======== Supplied material
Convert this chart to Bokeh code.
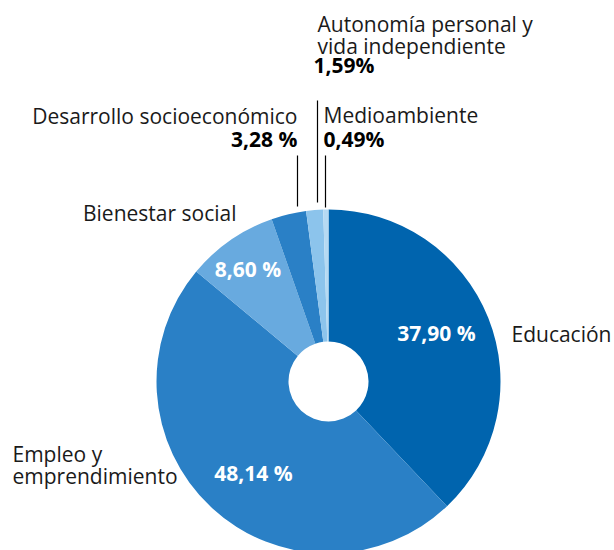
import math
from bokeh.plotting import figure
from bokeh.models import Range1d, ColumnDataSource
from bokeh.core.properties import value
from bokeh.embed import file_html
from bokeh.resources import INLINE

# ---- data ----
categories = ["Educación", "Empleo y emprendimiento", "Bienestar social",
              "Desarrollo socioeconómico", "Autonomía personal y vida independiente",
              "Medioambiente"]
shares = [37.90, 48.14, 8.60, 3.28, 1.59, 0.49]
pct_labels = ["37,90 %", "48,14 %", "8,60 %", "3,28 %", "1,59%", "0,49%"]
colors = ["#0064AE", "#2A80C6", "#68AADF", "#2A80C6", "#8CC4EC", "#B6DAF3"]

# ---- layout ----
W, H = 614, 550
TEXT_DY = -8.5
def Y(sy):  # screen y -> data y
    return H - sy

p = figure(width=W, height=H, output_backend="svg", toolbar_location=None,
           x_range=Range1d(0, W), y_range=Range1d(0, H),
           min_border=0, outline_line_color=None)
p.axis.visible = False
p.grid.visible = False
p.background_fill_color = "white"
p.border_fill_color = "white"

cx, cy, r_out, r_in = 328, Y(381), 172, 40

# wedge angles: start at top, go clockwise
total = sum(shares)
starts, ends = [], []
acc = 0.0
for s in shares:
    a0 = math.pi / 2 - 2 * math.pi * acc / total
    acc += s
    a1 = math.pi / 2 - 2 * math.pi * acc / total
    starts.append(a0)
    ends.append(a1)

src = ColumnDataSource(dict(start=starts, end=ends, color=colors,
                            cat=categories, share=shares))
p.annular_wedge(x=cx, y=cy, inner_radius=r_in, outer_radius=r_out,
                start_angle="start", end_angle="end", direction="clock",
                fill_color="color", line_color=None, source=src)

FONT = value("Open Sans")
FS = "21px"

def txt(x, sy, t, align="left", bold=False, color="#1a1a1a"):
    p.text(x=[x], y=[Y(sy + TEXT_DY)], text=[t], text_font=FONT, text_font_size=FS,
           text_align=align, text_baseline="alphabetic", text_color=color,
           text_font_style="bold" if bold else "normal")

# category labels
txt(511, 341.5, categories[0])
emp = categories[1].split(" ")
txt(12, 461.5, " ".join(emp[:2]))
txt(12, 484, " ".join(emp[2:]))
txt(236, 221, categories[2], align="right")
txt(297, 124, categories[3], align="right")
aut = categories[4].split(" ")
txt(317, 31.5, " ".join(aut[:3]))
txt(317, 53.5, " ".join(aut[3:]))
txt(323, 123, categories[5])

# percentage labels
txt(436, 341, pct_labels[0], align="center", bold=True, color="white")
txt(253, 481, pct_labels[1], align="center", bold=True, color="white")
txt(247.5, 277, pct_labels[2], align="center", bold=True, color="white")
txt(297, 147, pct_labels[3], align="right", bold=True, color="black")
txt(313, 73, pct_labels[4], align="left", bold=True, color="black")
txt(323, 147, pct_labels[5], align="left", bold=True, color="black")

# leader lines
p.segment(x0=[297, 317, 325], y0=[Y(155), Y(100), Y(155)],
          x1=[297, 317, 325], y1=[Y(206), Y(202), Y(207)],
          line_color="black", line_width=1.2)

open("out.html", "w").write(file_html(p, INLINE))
================
Exercise objective: Skip the pictures, please, and transcribe only the lines from the beginning of the material through the one that contains "return H - sy".

Written solution:
Convert this chart to Bokeh code.
import math
from bokeh.plotting import figure
from bokeh.models import Range1d, ColumnDataSource
from bokeh.core.properties import value
from bokeh.embed import file_html
from bokeh.resources import INLINE

# ---- data ----
categories = ["Educación", "Empleo y emprendimiento", "Bienestar social",
              "Desarrollo socioeconómico", "Autonomía personal y vida independiente",
              "Medioambiente"]
shares = [37.90, 48.14, 8.60, 3.28, 1.59, 0.49]
pct_labels = ["37,90 %", "48,14 %", "8,60 %", "3,28 %", "1,59%", "0,49%"]
colors = ["#0064AE", "#2A80C6", "#68AADF", "#2A80C6", "#8CC4EC", "#B6DAF3"]

# ---- layout ----
W, H = 614, 550
TEXT_DY = -8.5
def Y(sy):  # screen y -> data y
    return H - sy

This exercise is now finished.